"Diversity without Difference: Rendering the Modern Rural in China’s Ethnic Tourism"

Religious Diversity Colloquium Winter 2014/15

  • Datum: 02.10.2014
  • Uhrzeit: 15:30 - 17:00
  • Vortragende: Jenny Chio (Emory University)
  • Dr. Jenny Chio is Assistant Professor of Anthropology at Emory University, USA, where she teaches courses on contemporary China, visual anthropology, critical tourism studies, and the anthropology of media. She completed her Ph.D. in Socio-Cultural Anthropology at the University of California, Berkeley. She has recently published a monograph, A Landscape of Travel: The Work of Tourism in Rural Ethnic China (University of Washington Press, 2014), and directed an ethnographic film on tourism in two ethnic villages in China, 农家乐 Peasant Family Happiness (distributed by Berkeley Media, 2013).
  • Ort: MPI-MMG, Hermann-Föge-Weg 12, Göttingen
  • Raum: Conference Room
"Diversity without Difference: Rendering the Modern Rural in China’s Ethnic Tourism"

For more details please contact vdvoffice(at)mmg.mpg.de.

Over the past ten years, entire villages in China have been built or rebuilt as part of state-led efforts to promote rural development and urbanization. In this talk, I examine the processes by which one place, a Miao village in Guizhou, has been rendered – through computer generated graphics, local and national media, and social imaginaries – into “the modern rural.” Earmarked for tourism development in the early 2000s, the buildings and spaces of Upper Jidao village have been repeatedly planned, designed, covered up, and photographed by international consultants, US graduate students, news crews, filmmakers, fashion photographers, and provincial tourism bureau officials.

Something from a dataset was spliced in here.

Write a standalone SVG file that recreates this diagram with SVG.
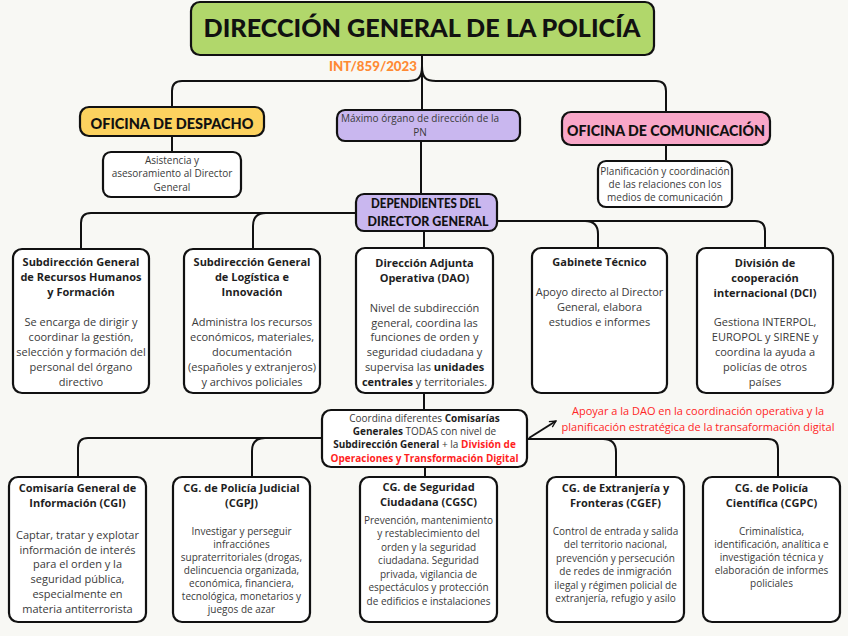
<svg xmlns="http://www.w3.org/2000/svg" width="848" height="636" viewBox="0 0 848 636">
<defs>
<marker id="arr" viewBox="0 0 10 10" refX="9" refY="5" markerWidth="8" markerHeight="8" markerUnits="userSpaceOnUse" orient="auto">
<path d="M1,1 L9,5 L1,9" fill="none" stroke="#111" stroke-width="1.6"/>
</marker>
</defs>
<style>
.box{stroke:#111;stroke-width:2.2}
.wb{fill:#fff;stroke:#111;stroke-width:2.2}
.con{fill:none;stroke:#111;stroke-width:2}
.hd{font-family:Lato,"Liberation Sans",sans-serif;font-weight:900;fill:#111;text-anchor:middle}
.t{font-family:"Open Sans","Noto Sans",sans-serif;font-weight:bold;font-size:11px;fill:#1e1e1e;text-anchor:middle}
.b{font-family:"Open Sans","Noto Sans",sans-serif;font-size:11px;fill:#3a3a3a;text-anchor:middle}
.s{font-family:"Open Sans","Noto Sans",sans-serif;font-size:10px;fill:#3a3a3a;text-anchor:middle}
.bold{font-weight:bold;fill:#1e1e1e}
.red{font-weight:bold;fill:#ff1f1f}
.ann{font-family:"Open Sans","Noto Sans",sans-serif;font-size:11px;fill:#ff2626;text-anchor:middle}
</style>
<rect width="848" height="636" fill="#f8f8f4"/>

<g id="connectors">
<path class="con" d="M422,55 V110"/>
<path class="con" d="M422,66 C422,78 418,81 408,81 H182 Q172,81 172,91 V107"/>
<path class="con" d="M422,66 C422,78 426,81 436,81 H656 Q666,81 666,91 V112"/>
<path class="con" d="M172,136 V152"/>
<path class="con" d="M666,145 V161"/>
<path class="con" d="M421,141 V194"/>
<path class="con" d="M356,213 H91 Q81,213 81,223 V249"/>
<path class="con" d="M266,213 Q253,213 253,226 V249"/>
<path class="con" d="M497,221 H755 Q765,221 765,231 V248"/>
<path class="con" d="M585,221 Q598,221 598,234 V248"/>
<path class="con" d="M424,231 V248"/>
<path class="con" d="M424,393 V410"/>
<path class="con" d="M322,438 H88 Q78,438 78,448 V477"/>
<path class="con" d="M265,438 Q252,438 252,451 V477"/>
<path class="con" d="M527,439 H768 Q778,439 778,449 V477"/>
<path class="con" d="M603,439 Q616,439 616,452 V477"/>
<path class="con" d="M425,467 V477"/>
<path class="con" d="M529,438 L556,421" marker-end="url(#arr)"/>
</g>

<g id="title">
<rect class="box" x="191" y="2" width="463" height="53" rx="9" fill="#b1d76b"/>
<text class="hd" x="422" y="37" font-size="25" textLength="437" lengthAdjust="spacingAndGlyphs">DIRECCIÓN GENERAL DE LA POLICÍA</text>
</g>
<g id="ref">
<text x="373" y="71" font-family="Lato,'Liberation Sans',sans-serif" font-weight="900" font-size="13" fill="#ff8a33" text-anchor="middle" textLength="88" lengthAdjust="spacingAndGlyphs">INT/859/2023</text>
</g>

<g id="despacho">
<rect class="box" x="80" y="107" width="184" height="29" rx="9" fill="#fcd25f"/>
<text class="hd" x="172" y="129" font-size="15.5" textLength="163" lengthAdjust="spacingAndGlyphs">OFICINA DE DESPACHO</text>
</g>
<g id="asistencia">
<rect class="wb" x="103" y="152" width="138" height="45" rx="8"/>
<text class="s"><tspan x="172" y="163.5">Asistencia y</tspan><tspan x="172" y="177">asesoramiento al Director</tspan><tspan x="172" y="190.5">General</tspan></text>
</g>

<g id="maximo">
<rect class="box" x="337" y="110" width="183" height="31" rx="8" fill="#c9b7ef"/>
<text class="s"><tspan x="420" y="122">Máximo órgano de dirección de la</tspan><tspan x="420" y="135.5">PN</tspan></text>
</g>

<g id="comunicacion">
<rect class="box" x="562" y="112" width="208" height="33" rx="9" fill="#f9a7c8"/>
<text class="hd" x="666" y="136" font-size="15.5" textLength="198" lengthAdjust="spacingAndGlyphs">OFICINA DE COMUNICACIÓN</text>
</g>
<g id="planificacion">
<rect class="wb" x="598" y="161" width="134" height="46" rx="8"/>
<text class="s"><tspan x="665" y="174.5">Planificación y coordinación</tspan><tspan x="665" y="188">de las relaciones con los</tspan><tspan x="665" y="201">medios de comunicación</tspan></text>
</g>

<g id="dependientes">
<rect class="box" x="356" y="194" width="141" height="37" rx="8" fill="#c9b7ef"/>
<text class="hd" font-size="13"><tspan x="426" y="207.5" textLength="110" lengthAdjust="spacingAndGlyphs">DEPENDIENTES DEL</tspan><tspan x="428" y="226" textLength="121" lengthAdjust="spacingAndGlyphs">DIRECTOR GENERAL</tspan></text>
</g>

<g id="sg-rrhh">
<rect class="wb" x="13" y="249" width="136" height="144" rx="9"/>
<text class="t"><tspan x="81" y="265.5">Subdirección General</tspan><tspan x="81" y="280.5">de Recursos Humanos</tspan><tspan x="81" y="295.5">y Formación</tspan></text>
<text class="b"><tspan x="81" y="326">Se encarga de dirigir y</tspan><tspan x="81" y="341">coordinar la gestión,</tspan><tspan x="81" y="356">selección y formación del</tspan><tspan x="81" y="371">personal del órgano</tspan><tspan x="81" y="386">directivo</tspan></text>
</g>

<g id="sg-logistica">
<rect class="wb" x="184" y="249" width="136" height="144" rx="9"/>
<text class="t"><tspan x="252" y="265.5">Subdirección General</tspan><tspan x="252" y="280.5">de Logística e</tspan><tspan x="252" y="295.5">Innovación</tspan></text>
<text class="b"><tspan x="252" y="326">Administra los recursos</tspan><tspan x="252" y="341">económicos, materiales,</tspan><tspan x="252" y="356">documentación</tspan><tspan x="252" y="371">(españoles y extranjeros)</tspan><tspan x="252" y="386">y archivos policiales</tspan></text>
</g>

<g id="dao">
<rect class="wb" x="356" y="248" width="137" height="145" rx="9"/>
<text class="t"><tspan x="424.5" y="267">Dirección Adjunta</tspan><tspan x="424.5" y="282">Operativa (DAO)</tspan></text>
<text class="b"><tspan x="424.5" y="312">Nivel de subdirección</tspan><tspan x="424.5" y="326.7">general, coordina las</tspan><tspan x="424.5" y="341.4">funciones de orden y</tspan><tspan x="424.5" y="356.1">seguridad ciudadana y</tspan><tspan x="424.5" y="370.8">supervisa las <tspan class="bold">unidades</tspan></tspan><tspan x="424.5" y="385.5"><tspan class="bold">centrales</tspan> y territoriales.</tspan></text>
</g>

<g id="gabinete">
<rect class="wb" x="532" y="248" width="135" height="145" rx="9"/>
<text class="t"><tspan x="599.5" y="265.5">Gabinete Técnico</tspan></text>
<text class="b"><tspan x="599.5" y="295.5">Apoyo directo al Director</tspan><tspan x="599.5" y="310.5">General, elabora</tspan><tspan x="599.5" y="325.5">estudios e informes</tspan></text>
</g>

<g id="dci">
<rect class="wb" x="697" y="248" width="136" height="145" rx="9"/>
<text class="t"><tspan x="765" y="267">División de</tspan><tspan x="765" y="282">cooperación</tspan><tspan x="765" y="297">internacional (DCI)</tspan></text>
<text class="b"><tspan x="765" y="325.5">Gestiona INTERPOL,</tspan><tspan x="765" y="340.5">EUROPOL y SIRENE y</tspan><tspan x="765" y="355.5">coordina la ayuda a</tspan><tspan x="765" y="370.5">policías de otros</tspan><tspan x="765" y="385.5">países</tspan></text>
</g>

<g id="coordina">
<rect class="wb" x="322" y="410" width="205" height="57" rx="9"/>
<text class="s"><tspan x="424.5" y="422">Coordina diferentes <tspan class="bold">Comisarías</tspan></tspan><tspan x="424.5" y="435"><tspan class="bold">Generales</tspan> TODAS con nivel de</tspan><tspan x="424.5" y="448"><tspan class="bold">Subdirección General</tspan> + la <tspan class="red">División de</tspan></tspan><tspan x="424.5" y="461.5" class="red">Operaciones y Transformación Digital</tspan></text>
</g>

<g id="nota-dotd">
<text class="ann"><tspan x="698" y="415">Apoyar a la DAO en la coordinación operativa y la</tspan><tspan x="698" y="431">planificación estratégica de la transaformación digital</tspan></text>
</g>

<g id="cgi">
<rect class="wb" x="9" y="477" width="137" height="145" rx="9"/>
<text class="t"><tspan x="77.5" y="492">Comisaría General de</tspan><tspan x="77.5" y="507">Información (CGI)</tspan></text>
<text class="b"><tspan x="77.5" y="539">Captar, tratar y explotar</tspan><tspan x="77.5" y="553.7">información de interés</tspan><tspan x="77.5" y="568.4">para el orden y la</tspan><tspan x="77.5" y="583.1">seguridad pública,</tspan><tspan x="77.5" y="597.8">especialmente en</tspan><tspan x="77.5" y="612.5">materia antiterrorista</tspan></text>
</g>

<g id="cgpj">
<rect class="wb" x="173" y="477" width="137" height="145" rx="9"/>
<text class="t"><tspan x="241.5" y="492">CG. de Policía Judicial</tspan><tspan x="241.5" y="507">(CGPJ)</tspan></text>
<text class="s"><tspan x="241.5" y="535">Investigar y perseguir</tspan><tspan x="241.5" y="548">infracciónes</tspan><tspan x="241.5" y="561">supraterritoriales (drogas,</tspan><tspan x="241.5" y="574">delincuencia organizada,</tspan><tspan x="241.5" y="587">económica, financiera,</tspan><tspan x="241.5" y="600">tecnológica, monetarios y</tspan><tspan x="241.5" y="613">juegos de azar</tspan></text>
</g>

<g id="cgsc">
<rect class="wb" x="360" y="477" width="137" height="145" rx="9"/>
<text class="t"><tspan x="428.5" y="491">CG. de Seguridad</tspan><tspan x="428.5" y="505.5">Ciudadana (CGSC)</tspan></text>
<text class="s"><tspan x="428.5" y="523.5">Prevención, mantenimiento</tspan><tspan x="428.5" y="537">y restablecimiento del</tspan><tspan x="428.5" y="550.5">orden y la seguridad</tspan><tspan x="428.5" y="564">ciudadana. Seguridad</tspan><tspan x="428.5" y="577.5">privada, vigilancia de</tspan><tspan x="428.5" y="591">espectáculos y protección</tspan><tspan x="428.5" y="604.5">de edificios e instalaciones</tspan></text>
</g>

<g id="cgef">
<rect class="wb" x="547" y="477" width="137" height="145" rx="9"/>
<text class="t"><tspan x="615.5" y="492">CG. de Extranjería y</tspan><tspan x="615.5" y="507">Fronteras (CGEF)</tspan></text>
<text class="s"><tspan x="615.5" y="534.5">Control de entrada y salida</tspan><tspan x="615.5" y="548">del territorio nacional,</tspan><tspan x="615.5" y="561.5">prevención y persecución</tspan><tspan x="615.5" y="575">de redes de inmigración</tspan><tspan x="615.5" y="588.5">ilegal y régimen policial de</tspan><tspan x="615.5" y="602">extranjería, refugio y asilo</tspan></text>
</g>

<g id="cgpc">
<rect class="wb" x="703" y="477" width="137" height="145" rx="9"/>
<text class="t"><tspan x="771.5" y="492">CG. de Policía</tspan><tspan x="771.5" y="507">Científica (CGPC)</tspan></text>
<text class="s"><tspan x="771.5" y="535">Criminalística,</tspan><tspan x="771.5" y="548">identificación, analítica e</tspan><tspan x="771.5" y="561">investigación técnica y</tspan><tspan x="771.5" y="574">elaboración de informes</tspan><tspan x="771.5" y="587">policiales</tspan></text>
</g>
</svg>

At stake in taking seriously how a place like Upper Jidao has been visibly and physically rendered even more rural, more ethnic, and more in line with national goals, is an attempt to extend the analysis of what I have called “the politics of appearance” in ethnic tourism villages (Chio 2014) in order to consider the appearance of the political in the physical and material spaces of ethnic China. While the architectural renderings of planned renovations in Upper Jidao suggest aspirations for a stable and civilized means of celebrating diversity without emphasizing difference, I will discuss how the burden of being modern, rural, and ethnic has fallen unequally upon particular individuals within the village, thus aggravating and engendering conflicts and uncertainties in village social relations and personal subjectivities.